* What is asked: Each line of the listing that contains the word "this" is to be copied.

BEGIN Information shown

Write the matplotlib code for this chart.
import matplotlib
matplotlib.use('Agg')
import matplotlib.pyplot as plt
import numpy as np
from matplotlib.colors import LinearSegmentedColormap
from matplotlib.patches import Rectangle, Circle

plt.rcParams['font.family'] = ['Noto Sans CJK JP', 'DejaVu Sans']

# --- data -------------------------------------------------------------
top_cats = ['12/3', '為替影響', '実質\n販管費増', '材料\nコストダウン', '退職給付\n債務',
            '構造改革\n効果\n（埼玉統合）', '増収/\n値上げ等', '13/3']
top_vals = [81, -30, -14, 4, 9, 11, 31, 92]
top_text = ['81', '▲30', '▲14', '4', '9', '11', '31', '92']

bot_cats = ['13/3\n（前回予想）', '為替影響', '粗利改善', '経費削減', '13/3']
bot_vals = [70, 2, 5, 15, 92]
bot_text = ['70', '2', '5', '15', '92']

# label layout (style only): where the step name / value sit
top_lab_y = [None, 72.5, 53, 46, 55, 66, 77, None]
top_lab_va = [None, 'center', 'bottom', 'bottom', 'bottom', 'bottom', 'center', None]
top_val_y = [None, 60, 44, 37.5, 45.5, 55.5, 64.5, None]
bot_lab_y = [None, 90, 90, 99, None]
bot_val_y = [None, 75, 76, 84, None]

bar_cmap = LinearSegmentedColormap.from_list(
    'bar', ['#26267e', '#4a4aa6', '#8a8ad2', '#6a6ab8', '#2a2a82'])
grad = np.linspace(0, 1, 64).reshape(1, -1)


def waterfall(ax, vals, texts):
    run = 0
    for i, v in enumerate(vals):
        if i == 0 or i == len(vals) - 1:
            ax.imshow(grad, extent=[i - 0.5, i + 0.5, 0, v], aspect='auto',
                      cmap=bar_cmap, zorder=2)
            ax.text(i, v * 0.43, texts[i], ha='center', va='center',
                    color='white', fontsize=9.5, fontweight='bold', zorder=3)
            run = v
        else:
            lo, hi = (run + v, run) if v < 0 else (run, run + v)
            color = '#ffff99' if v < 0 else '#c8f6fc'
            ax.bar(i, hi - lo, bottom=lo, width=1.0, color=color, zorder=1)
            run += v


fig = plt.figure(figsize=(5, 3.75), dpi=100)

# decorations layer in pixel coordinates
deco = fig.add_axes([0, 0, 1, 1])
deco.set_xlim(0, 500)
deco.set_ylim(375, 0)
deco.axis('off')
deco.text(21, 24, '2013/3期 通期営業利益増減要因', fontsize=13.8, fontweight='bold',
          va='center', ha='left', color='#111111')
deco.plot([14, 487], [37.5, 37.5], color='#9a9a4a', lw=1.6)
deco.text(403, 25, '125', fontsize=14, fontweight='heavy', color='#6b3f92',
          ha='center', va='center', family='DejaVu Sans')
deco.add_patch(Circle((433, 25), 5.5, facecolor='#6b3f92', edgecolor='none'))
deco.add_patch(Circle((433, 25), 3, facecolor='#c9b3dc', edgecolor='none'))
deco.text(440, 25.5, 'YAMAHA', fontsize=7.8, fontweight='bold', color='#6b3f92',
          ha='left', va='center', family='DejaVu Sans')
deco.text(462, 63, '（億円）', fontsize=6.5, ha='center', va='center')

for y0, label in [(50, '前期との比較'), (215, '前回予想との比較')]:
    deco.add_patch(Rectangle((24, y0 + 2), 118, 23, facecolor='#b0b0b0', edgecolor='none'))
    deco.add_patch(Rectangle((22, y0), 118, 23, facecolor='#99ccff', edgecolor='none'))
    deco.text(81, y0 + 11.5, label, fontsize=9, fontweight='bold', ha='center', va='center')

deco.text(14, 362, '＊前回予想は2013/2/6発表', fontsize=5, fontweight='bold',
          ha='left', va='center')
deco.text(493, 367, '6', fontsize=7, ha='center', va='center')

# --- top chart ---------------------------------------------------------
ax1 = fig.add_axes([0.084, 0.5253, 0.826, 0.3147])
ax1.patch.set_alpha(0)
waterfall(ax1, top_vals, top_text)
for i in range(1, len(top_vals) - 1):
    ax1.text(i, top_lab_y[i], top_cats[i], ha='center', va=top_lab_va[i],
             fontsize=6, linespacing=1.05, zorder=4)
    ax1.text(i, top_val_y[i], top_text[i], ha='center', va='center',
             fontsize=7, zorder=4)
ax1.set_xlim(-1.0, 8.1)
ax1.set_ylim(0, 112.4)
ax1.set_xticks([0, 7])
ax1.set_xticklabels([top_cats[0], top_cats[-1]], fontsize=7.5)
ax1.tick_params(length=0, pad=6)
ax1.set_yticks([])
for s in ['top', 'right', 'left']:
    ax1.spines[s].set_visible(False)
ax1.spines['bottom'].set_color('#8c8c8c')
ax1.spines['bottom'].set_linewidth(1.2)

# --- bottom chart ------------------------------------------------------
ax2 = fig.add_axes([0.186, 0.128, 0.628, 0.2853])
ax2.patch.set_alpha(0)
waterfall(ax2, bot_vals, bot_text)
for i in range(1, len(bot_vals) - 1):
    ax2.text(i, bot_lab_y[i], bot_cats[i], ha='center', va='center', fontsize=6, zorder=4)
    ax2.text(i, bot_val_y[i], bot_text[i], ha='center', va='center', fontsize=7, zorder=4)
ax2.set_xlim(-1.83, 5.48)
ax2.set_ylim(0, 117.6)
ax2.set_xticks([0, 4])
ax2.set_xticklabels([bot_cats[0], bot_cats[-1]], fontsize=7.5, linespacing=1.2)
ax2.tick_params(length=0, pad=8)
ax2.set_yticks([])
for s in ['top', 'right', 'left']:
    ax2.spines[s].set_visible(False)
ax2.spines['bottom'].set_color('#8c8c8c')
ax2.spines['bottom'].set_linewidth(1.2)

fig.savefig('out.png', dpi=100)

END Information shown
BEGIN Information shown

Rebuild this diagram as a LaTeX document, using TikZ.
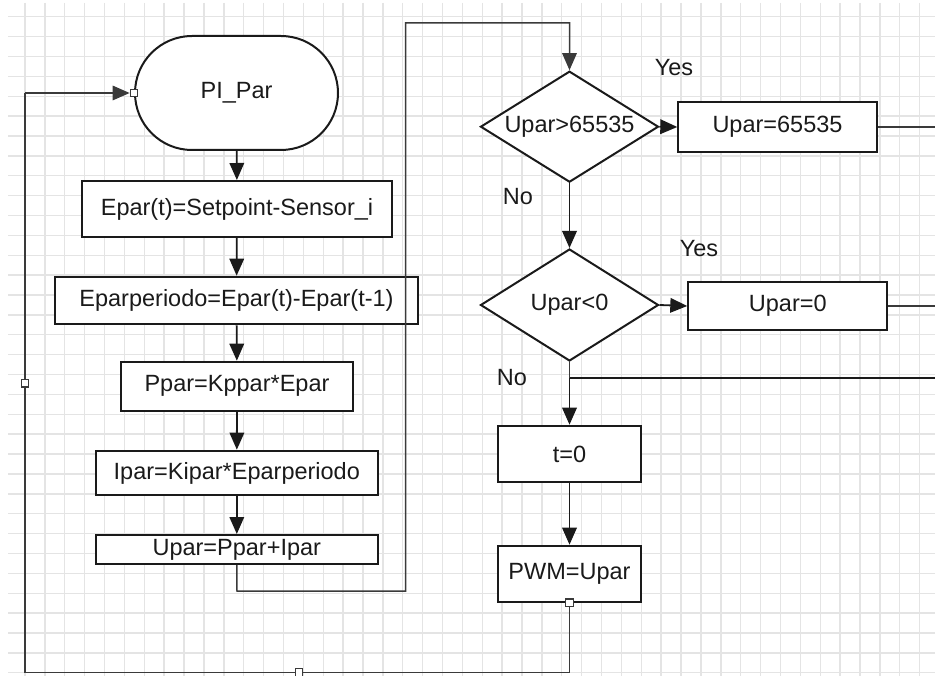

END Information shown
BEGIN Information shown

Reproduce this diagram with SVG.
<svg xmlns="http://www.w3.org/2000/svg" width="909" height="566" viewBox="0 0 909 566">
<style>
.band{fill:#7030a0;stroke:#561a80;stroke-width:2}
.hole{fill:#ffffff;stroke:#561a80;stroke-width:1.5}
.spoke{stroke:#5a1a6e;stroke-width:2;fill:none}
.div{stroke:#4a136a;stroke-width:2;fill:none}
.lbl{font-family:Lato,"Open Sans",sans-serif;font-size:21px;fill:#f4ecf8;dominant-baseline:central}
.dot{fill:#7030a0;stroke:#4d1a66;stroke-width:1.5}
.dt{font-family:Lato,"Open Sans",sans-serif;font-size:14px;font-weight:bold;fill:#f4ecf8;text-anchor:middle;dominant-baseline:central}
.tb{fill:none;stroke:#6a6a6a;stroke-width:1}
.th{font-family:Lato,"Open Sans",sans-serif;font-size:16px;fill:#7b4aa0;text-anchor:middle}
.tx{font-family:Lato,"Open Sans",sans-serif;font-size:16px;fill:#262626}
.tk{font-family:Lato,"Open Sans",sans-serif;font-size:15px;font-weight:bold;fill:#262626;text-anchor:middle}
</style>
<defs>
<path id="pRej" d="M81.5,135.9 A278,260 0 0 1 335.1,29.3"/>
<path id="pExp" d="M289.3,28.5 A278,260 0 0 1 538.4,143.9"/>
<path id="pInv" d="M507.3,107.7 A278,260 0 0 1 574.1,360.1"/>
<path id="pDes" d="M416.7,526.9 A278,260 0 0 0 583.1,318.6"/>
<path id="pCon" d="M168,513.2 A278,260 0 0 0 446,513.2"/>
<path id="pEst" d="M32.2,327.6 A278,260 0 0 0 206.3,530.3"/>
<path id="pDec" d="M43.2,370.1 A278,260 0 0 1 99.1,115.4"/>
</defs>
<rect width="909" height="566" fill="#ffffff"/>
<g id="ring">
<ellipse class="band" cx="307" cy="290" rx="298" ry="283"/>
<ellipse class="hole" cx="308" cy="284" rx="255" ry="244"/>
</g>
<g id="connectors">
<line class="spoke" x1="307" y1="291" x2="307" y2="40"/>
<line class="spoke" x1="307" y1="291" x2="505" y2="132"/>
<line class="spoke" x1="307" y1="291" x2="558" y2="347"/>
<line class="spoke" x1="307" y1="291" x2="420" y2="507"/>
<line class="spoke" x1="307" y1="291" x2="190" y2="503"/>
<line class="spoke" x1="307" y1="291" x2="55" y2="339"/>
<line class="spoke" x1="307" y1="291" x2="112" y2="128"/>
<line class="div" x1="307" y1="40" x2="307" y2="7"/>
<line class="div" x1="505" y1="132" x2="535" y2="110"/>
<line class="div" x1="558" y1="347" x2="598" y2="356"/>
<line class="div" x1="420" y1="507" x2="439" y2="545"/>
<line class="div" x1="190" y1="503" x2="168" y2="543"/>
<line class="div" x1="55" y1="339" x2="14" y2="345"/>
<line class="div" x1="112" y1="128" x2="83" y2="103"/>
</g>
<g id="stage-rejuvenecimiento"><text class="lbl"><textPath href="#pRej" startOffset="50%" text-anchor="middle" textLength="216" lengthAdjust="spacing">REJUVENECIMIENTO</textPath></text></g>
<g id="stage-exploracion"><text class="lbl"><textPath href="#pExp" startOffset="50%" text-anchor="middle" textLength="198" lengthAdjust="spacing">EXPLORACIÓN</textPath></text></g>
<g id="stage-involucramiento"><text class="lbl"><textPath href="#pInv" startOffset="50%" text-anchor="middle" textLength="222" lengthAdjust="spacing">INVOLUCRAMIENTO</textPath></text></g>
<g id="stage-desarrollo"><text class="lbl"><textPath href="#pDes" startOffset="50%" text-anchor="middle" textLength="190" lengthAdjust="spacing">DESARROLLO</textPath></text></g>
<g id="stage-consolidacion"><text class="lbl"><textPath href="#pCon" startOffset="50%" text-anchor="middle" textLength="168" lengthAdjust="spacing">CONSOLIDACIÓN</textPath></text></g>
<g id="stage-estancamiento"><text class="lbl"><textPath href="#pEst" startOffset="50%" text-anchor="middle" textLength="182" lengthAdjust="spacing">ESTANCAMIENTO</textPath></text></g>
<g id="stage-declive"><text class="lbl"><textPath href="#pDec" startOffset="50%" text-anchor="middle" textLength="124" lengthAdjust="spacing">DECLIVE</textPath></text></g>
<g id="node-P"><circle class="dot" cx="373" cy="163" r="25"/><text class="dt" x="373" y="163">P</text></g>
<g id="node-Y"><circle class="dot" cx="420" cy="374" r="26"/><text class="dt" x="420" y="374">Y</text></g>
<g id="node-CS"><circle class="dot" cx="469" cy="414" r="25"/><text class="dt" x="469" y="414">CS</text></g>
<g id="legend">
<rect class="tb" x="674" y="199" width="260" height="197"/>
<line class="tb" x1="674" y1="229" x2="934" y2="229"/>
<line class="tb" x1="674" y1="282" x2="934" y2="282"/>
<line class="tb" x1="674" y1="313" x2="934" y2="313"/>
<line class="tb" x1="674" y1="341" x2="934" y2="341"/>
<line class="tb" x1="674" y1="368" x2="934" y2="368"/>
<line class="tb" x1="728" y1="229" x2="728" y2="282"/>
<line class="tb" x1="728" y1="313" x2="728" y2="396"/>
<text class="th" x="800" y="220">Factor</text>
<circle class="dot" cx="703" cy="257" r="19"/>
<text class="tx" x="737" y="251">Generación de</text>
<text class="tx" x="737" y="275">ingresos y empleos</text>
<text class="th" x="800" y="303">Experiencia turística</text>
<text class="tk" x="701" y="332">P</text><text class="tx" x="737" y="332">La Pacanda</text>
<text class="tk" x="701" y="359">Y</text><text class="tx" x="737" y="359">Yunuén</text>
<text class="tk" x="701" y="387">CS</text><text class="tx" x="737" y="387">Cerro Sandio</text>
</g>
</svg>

END Information shown

* Result of the exercise:
Write the matplotlib code for this chart.
Rebuild this diagram as a LaTeX document, using TikZ.
Reproduce this diagram with SVG.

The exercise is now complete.